Task to carry out:
Write the data out again exactly, dropping any images it holds.

Provided material:
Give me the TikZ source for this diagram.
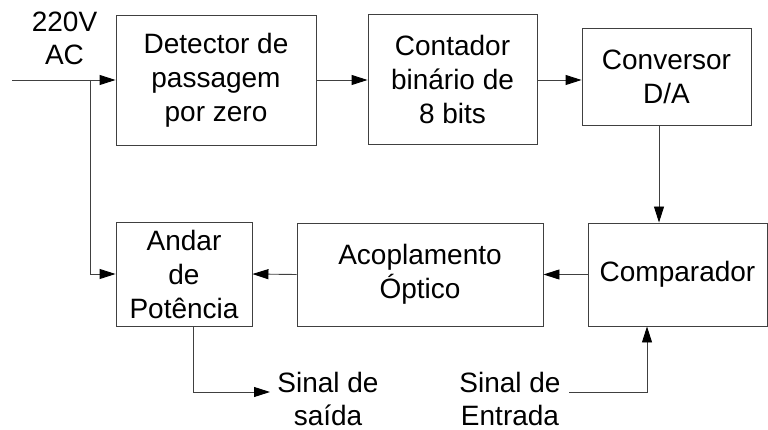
\documentclass[tikz,border=0pt]{standalone}
\usepackage{fontspec}
\setmainfont{Liberation Sans}
\usetikzlibrary{arrows.meta}
\newcommand{\twolines}[2]{\vtop{\baselineskip=33pt\halign{\hfil##\hfil\cr #1\cr #2\cr}}}
\begin{document}
\begin{tikzpicture}[x=1pt,y=-1pt,
  every node/.style={font=\fontsize{28}{34}\selectfont},
  blk/.style={draw=black!75, line width=0.9pt, align=center, inner sep=0pt},
  conn/.style={draw=black!75, line width=0.9pt, -{Triangle[length=16pt,width=10pt,fill=black,color=black]}},
  lbl/.style={inner sep=0pt, anchor=base}]
\useasboundingbox (0,0) rectangle (768,430);
\node[blk, minimum width=200pt, minimum height=130pt] (det) at (216,80) {Detector de\\passagem\\por zero};
\node[blk, minimum width=169pt, minimum height=130pt] (cnt) at (452.5,79.5) {Contador\\binário de\\8 bits};
\node[blk, minimum width=169pt, minimum height=97pt] (conv) at (666.5,76.5) {Conversor\\D/A};
\node[blk, minimum width=179pt, minimum height=103pt] (comp) at (677.5,274.5) {Comparador};
\node[blk, minimum width=246pt, minimum height=103pt] (acop) at (420,274.5) {Acoplamento\\Óptico};
\node[blk, minimum width=136pt, minimum height=104pt] (and) at (184,274) {Andar\\de\\Potência};
\node[lbl] (ac) at (64.5,32) {\twolines{220V}{AC}};
\node[lbl] (out) at (328,392) {\twolines{Sinal de}{saída}};
\node[lbl] (inp) at (510,392) {\twolines{Sinal de}{Entrada}};
\coordinate (src) at (12,80);
\coordinate (br) at (90,80);
\coordinate (dx) at (659,0);
\coordinate (ox) at (193,392);
\coordinate (outend) at (270,392);
\coordinate (inend) at (569,392);
\coordinate (ix) at (647,0);
\draw[conn] (src) -- (src -| det.west);
\draw[conn] (br) |- (and.west);
\draw[conn] (det.east |- src) -- (cnt.west |- src);
\draw[conn] (cnt.east |- src) -- (conv.west |- src);
\draw[conn] (dx |- conv.south) -- (dx |- comp.north);
\draw[conn] (comp.west) -- (acop.east);
\draw[conn] (acop.west) -- (and.east);
\draw[conn] (ox |- and.south) |- (outend);
\draw[conn] (inend) -| (ix |- comp.south);
\end{tikzpicture}
\end{document}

Written answer:
Give me the TikZ source for this diagram.
\documentclass[tikz,border=0pt]{standalone}
\usepackage{fontspec}
\setmainfont{Liberation Sans}
\usetikzlibrary{arrows.meta}
\newcommand{\twolines}[2]{\vtop{\baselineskip=33pt\halign{\hfil##\hfil\cr #1\cr #2\cr}}}
\begin{document}
\begin{tikzpicture}[x=1pt,y=-1pt,
  every node/.style={font=\fontsize{28}{34}\selectfont},
  blk/.style={draw=black!75, line width=0.9pt, align=center, inner sep=0pt},
  conn/.style={draw=black!75, line width=0.9pt, -{Triangle[length=16pt,width=10pt,fill=black,color=black]}},
  lbl/.style={inner sep=0pt, anchor=base}]
\useasboundingbox (0,0) rectangle (768,430);
\node[blk, minimum width=200pt, minimum height=130pt] (det) at (216,80) {Detector de\\passagem\\por zero};
\node[blk, minimum width=169pt, minimum height=130pt] (cnt) at (452.5,79.5) {Contador\\binário de\\8 bits};
\node[blk, minimum width=169pt, minimum height=97pt] (conv) at (666.5,76.5) {Conversor\\D/A};
\node[blk, minimum width=179pt, minimum height=103pt] (comp) at (677.5,274.5) {Comparador};
\node[blk, minimum width=246pt, minimum height=103pt] (acop) at (420,274.5) {Acoplamento\\Óptico};
\node[blk, minimum width=136pt, minimum height=104pt] (and) at (184,274) {Andar\\de\\Potência};
\node[lbl] (ac) at (64.5,32) {\twolines{220V}{AC}};
\node[lbl] (out) at (328,392) {\twolines{Sinal de}{saída}};
\node[lbl] (inp) at (510,392) {\twolines{Sinal de}{Entrada}};
\coordinate (src) at (12,80);
\coordinate (br) at (90,80);
\coordinate (dx) at (659,0);
\coordinate (ox) at (193,392);
\coordinate (outend) at (270,392);
\coordinate (inend) at (569,392);
\coordinate (ix) at (647,0);
\draw[conn] (src) -- (src -| det.west);
\draw[conn] (br) |- (and.west);
\draw[conn] (det.east |- src) -- (cnt.west |- src);
\draw[conn] (cnt.east |- src) -- (conv.west |- src);
\draw[conn] (dx |- conv.south) -- (dx |- comp.north);
\draw[conn] (comp.west) -- (acop.east);
\draw[conn] (acop.west) -- (and.east);
\draw[conn] (ox |- and.south) |- (outend);
\draw[conn] (inend) -| (ix |- comp.south);
\end{tikzpicture}
\end{document}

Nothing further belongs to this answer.